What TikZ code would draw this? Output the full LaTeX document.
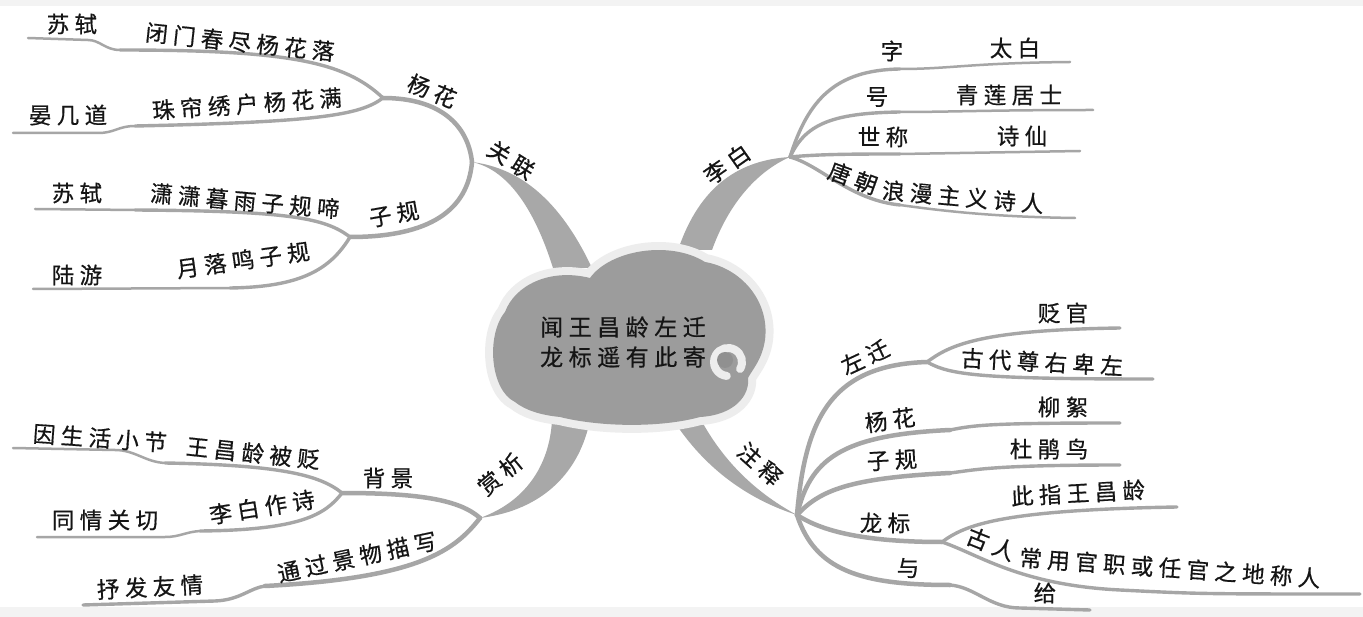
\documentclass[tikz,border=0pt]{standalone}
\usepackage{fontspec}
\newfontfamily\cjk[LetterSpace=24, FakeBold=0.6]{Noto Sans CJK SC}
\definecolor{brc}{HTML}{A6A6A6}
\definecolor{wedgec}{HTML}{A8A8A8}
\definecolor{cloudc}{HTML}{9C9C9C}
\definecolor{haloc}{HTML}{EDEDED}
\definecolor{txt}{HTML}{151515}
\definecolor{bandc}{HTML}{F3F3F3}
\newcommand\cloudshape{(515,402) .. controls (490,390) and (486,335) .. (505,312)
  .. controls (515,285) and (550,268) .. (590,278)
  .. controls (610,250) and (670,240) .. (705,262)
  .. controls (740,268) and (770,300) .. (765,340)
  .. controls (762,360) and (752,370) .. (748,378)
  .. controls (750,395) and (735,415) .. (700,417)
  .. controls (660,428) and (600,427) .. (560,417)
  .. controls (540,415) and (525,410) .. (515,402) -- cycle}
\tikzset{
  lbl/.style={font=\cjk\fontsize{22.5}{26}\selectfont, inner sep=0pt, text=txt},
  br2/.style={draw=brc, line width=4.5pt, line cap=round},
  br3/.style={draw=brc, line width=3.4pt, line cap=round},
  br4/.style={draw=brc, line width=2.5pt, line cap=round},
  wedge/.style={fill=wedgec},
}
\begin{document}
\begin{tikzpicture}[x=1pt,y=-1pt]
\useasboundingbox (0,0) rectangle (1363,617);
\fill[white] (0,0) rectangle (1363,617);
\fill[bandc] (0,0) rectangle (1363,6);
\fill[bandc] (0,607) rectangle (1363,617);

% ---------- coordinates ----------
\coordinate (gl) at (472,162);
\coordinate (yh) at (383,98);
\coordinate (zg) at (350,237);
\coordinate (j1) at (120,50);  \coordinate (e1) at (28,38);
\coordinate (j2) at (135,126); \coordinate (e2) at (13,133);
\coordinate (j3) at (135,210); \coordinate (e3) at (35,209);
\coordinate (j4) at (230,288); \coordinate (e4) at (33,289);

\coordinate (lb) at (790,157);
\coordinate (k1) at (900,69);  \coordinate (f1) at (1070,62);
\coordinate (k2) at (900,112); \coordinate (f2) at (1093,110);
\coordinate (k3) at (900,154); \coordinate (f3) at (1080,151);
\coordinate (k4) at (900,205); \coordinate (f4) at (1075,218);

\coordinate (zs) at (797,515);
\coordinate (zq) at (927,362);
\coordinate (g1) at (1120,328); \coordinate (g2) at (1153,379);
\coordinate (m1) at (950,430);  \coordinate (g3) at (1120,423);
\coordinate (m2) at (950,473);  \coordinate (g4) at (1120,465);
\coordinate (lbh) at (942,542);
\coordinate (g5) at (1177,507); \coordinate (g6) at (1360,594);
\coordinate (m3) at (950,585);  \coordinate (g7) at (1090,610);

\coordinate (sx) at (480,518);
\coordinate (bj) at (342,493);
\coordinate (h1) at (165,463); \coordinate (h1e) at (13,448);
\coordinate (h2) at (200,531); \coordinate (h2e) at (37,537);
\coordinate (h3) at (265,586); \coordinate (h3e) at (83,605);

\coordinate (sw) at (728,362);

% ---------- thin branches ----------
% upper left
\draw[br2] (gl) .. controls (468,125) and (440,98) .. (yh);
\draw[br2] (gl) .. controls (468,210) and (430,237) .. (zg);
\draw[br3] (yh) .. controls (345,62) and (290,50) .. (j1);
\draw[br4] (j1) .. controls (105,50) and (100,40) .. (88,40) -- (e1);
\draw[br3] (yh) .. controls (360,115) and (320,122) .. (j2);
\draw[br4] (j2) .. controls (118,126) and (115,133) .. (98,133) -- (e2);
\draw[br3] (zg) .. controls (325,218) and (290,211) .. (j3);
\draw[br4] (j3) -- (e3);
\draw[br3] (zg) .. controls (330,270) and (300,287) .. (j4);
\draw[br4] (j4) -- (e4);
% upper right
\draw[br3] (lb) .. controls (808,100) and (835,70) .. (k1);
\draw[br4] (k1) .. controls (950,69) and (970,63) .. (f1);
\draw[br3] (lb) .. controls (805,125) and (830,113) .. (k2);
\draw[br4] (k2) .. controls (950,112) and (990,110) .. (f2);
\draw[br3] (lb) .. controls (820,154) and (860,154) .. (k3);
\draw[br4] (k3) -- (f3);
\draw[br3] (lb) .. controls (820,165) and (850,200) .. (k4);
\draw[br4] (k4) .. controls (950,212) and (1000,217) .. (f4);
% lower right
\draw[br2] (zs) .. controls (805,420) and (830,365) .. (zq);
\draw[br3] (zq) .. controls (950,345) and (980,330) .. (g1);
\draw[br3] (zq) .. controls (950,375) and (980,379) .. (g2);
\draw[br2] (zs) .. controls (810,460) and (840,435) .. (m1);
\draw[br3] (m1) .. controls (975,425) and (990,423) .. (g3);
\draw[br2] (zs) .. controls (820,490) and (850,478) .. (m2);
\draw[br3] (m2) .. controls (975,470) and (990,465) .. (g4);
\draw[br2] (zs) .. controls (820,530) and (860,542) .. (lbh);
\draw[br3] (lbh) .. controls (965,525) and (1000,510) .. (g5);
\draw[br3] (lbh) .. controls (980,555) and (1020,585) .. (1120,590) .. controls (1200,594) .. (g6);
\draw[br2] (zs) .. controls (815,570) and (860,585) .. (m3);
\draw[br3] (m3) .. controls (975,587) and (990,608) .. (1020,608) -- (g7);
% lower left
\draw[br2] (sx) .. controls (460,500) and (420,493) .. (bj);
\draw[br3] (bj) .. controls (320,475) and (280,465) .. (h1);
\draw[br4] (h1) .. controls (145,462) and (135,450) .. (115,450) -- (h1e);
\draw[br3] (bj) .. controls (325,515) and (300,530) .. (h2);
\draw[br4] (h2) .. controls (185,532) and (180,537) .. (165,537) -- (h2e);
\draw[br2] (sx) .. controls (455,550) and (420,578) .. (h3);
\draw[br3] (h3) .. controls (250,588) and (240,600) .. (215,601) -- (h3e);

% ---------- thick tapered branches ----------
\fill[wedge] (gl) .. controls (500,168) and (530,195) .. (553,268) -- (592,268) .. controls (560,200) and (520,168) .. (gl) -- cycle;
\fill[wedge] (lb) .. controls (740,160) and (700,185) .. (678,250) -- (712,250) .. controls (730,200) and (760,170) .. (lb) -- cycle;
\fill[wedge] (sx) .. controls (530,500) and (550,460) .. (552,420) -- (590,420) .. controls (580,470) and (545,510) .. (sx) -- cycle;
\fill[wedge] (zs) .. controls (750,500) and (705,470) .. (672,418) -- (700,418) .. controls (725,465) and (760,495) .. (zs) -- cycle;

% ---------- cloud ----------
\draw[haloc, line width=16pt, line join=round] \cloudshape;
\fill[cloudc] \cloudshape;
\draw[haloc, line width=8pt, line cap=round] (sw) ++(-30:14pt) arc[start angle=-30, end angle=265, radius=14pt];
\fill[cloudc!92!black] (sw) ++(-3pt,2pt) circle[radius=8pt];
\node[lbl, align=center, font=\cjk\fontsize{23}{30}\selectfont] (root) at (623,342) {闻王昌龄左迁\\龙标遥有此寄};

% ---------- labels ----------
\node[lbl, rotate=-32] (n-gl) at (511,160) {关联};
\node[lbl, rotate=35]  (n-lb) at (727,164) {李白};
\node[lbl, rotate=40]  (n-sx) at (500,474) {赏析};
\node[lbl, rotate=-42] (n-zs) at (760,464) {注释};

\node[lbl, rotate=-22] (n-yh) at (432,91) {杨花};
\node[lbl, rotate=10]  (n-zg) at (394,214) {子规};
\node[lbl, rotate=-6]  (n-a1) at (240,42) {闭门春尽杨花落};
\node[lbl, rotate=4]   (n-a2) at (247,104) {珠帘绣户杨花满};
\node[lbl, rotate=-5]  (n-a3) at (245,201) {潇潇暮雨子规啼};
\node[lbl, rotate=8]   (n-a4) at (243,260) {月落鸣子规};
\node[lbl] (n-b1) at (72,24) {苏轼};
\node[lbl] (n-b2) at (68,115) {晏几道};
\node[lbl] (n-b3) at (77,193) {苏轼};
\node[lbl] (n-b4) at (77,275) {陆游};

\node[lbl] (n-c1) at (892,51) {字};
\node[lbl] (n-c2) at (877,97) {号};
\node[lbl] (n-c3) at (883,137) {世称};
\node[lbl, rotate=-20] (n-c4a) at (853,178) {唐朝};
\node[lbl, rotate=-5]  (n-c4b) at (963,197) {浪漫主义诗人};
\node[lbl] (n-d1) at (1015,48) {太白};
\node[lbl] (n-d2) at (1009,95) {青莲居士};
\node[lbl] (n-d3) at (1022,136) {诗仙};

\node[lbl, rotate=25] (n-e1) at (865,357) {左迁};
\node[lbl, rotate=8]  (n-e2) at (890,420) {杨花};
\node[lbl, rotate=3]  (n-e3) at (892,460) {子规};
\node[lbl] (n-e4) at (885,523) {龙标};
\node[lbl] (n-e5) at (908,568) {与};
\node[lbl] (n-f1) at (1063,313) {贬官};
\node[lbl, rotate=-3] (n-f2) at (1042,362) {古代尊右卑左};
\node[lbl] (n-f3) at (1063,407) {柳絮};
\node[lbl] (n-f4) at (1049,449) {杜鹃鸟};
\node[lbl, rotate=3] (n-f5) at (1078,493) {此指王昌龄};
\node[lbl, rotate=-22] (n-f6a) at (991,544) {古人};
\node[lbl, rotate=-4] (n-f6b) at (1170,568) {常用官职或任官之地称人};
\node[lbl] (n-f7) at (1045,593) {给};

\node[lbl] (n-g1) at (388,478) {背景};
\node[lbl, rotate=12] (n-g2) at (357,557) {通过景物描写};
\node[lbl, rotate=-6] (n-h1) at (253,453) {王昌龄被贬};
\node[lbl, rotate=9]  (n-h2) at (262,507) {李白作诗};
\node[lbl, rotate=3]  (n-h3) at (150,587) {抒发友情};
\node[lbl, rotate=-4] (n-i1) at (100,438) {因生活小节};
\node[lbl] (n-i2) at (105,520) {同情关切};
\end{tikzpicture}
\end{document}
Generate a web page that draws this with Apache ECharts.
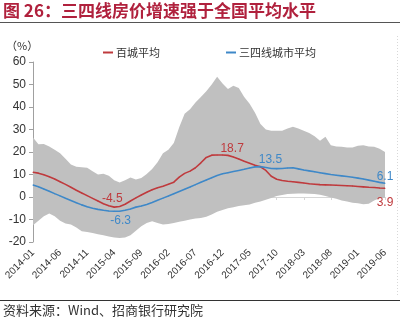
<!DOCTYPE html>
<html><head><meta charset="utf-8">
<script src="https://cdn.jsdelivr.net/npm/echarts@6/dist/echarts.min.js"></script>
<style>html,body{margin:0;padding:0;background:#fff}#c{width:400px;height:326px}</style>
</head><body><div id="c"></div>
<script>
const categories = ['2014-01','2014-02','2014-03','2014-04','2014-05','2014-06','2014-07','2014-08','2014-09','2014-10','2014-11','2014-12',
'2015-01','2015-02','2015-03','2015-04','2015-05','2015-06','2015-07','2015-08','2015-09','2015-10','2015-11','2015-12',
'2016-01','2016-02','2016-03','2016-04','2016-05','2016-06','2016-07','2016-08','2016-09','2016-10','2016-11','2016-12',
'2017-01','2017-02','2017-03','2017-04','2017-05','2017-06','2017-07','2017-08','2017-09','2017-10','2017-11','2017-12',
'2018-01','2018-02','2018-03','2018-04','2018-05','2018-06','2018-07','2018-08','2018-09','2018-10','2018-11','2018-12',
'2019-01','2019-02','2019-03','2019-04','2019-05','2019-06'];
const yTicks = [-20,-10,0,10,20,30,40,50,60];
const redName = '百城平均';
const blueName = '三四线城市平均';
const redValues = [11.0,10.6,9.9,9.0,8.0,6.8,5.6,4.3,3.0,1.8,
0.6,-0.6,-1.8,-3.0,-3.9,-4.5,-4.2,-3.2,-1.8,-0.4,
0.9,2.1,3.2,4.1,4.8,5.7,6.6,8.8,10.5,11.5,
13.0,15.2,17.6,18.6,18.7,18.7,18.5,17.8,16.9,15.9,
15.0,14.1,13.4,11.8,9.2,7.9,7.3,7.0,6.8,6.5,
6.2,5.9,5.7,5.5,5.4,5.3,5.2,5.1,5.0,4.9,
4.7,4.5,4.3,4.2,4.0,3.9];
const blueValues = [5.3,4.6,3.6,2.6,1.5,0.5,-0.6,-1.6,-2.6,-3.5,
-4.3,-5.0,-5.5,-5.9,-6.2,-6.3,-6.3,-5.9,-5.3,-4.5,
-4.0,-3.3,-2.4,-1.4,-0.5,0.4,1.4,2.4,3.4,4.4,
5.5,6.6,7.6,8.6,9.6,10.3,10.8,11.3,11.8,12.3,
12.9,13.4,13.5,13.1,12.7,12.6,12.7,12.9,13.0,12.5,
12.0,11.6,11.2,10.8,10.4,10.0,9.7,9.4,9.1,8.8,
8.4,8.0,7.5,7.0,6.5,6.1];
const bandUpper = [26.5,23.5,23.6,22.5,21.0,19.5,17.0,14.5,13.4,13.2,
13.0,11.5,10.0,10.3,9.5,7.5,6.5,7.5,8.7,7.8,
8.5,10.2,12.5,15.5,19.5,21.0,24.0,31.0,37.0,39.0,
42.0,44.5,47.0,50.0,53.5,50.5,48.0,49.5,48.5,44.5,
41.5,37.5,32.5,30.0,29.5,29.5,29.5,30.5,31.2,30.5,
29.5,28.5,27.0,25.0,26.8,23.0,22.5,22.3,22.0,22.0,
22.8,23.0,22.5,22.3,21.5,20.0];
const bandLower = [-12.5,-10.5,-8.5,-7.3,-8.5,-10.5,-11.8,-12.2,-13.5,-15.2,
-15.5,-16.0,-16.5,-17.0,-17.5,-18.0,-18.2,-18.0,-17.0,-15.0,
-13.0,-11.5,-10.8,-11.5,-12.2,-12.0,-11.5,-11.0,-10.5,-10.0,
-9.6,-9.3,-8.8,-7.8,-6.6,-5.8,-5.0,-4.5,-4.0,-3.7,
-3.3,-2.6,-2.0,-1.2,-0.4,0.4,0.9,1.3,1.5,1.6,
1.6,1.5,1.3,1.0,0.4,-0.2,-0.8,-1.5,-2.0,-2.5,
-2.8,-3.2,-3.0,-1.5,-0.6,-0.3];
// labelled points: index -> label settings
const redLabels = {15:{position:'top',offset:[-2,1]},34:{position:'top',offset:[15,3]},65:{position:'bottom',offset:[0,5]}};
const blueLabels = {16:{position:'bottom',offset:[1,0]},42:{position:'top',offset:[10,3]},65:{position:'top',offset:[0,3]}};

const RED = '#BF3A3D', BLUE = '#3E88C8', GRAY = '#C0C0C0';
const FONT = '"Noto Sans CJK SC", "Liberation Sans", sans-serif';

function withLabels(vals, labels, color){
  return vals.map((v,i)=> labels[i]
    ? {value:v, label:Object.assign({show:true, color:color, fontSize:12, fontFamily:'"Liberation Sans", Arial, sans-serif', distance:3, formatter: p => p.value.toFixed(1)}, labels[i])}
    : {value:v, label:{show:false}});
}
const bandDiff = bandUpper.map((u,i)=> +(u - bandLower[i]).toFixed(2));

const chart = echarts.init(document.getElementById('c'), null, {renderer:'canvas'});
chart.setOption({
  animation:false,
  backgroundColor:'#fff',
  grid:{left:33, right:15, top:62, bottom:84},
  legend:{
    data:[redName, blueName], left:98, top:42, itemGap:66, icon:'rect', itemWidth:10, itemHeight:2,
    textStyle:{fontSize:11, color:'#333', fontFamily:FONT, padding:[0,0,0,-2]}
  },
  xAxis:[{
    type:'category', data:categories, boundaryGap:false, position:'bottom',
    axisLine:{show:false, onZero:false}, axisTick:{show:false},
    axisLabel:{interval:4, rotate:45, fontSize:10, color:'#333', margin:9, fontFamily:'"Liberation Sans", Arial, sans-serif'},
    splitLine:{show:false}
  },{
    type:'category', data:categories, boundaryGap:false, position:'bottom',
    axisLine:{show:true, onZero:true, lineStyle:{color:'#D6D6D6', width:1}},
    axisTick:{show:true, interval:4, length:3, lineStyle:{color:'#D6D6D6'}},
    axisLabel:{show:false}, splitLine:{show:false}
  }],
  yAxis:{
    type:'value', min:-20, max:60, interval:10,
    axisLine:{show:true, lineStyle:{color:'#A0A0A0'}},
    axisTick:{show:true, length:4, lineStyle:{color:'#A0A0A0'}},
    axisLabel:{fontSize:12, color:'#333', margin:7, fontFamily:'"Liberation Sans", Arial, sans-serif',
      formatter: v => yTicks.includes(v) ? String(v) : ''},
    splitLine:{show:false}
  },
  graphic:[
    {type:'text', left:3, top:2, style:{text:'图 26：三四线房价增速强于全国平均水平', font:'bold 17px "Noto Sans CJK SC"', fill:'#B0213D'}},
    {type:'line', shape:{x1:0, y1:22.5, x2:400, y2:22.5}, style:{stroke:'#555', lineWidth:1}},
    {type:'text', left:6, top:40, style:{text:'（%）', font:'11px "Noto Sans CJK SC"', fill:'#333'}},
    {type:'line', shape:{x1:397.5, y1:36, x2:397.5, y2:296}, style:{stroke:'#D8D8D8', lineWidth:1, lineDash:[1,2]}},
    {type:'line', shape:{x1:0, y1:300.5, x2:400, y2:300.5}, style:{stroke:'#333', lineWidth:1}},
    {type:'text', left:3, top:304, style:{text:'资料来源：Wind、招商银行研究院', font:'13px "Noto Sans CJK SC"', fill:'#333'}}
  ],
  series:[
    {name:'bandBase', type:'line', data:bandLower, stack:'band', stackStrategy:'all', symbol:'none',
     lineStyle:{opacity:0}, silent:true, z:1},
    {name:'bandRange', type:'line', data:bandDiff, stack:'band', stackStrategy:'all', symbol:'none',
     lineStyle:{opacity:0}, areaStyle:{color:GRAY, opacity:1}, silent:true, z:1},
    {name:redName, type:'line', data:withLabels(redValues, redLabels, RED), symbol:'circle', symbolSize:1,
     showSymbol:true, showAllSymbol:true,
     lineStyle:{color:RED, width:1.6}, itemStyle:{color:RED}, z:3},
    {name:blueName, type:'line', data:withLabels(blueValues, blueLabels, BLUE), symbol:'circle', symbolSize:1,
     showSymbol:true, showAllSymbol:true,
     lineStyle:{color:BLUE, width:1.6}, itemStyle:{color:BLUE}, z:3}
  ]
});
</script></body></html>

The exercise
From the data above, copy out every line with the string "this" in it.

The solution
What TikZ code would draw this? Output the full LaTeX document.
Generate a web page that draws this with Apache ECharts.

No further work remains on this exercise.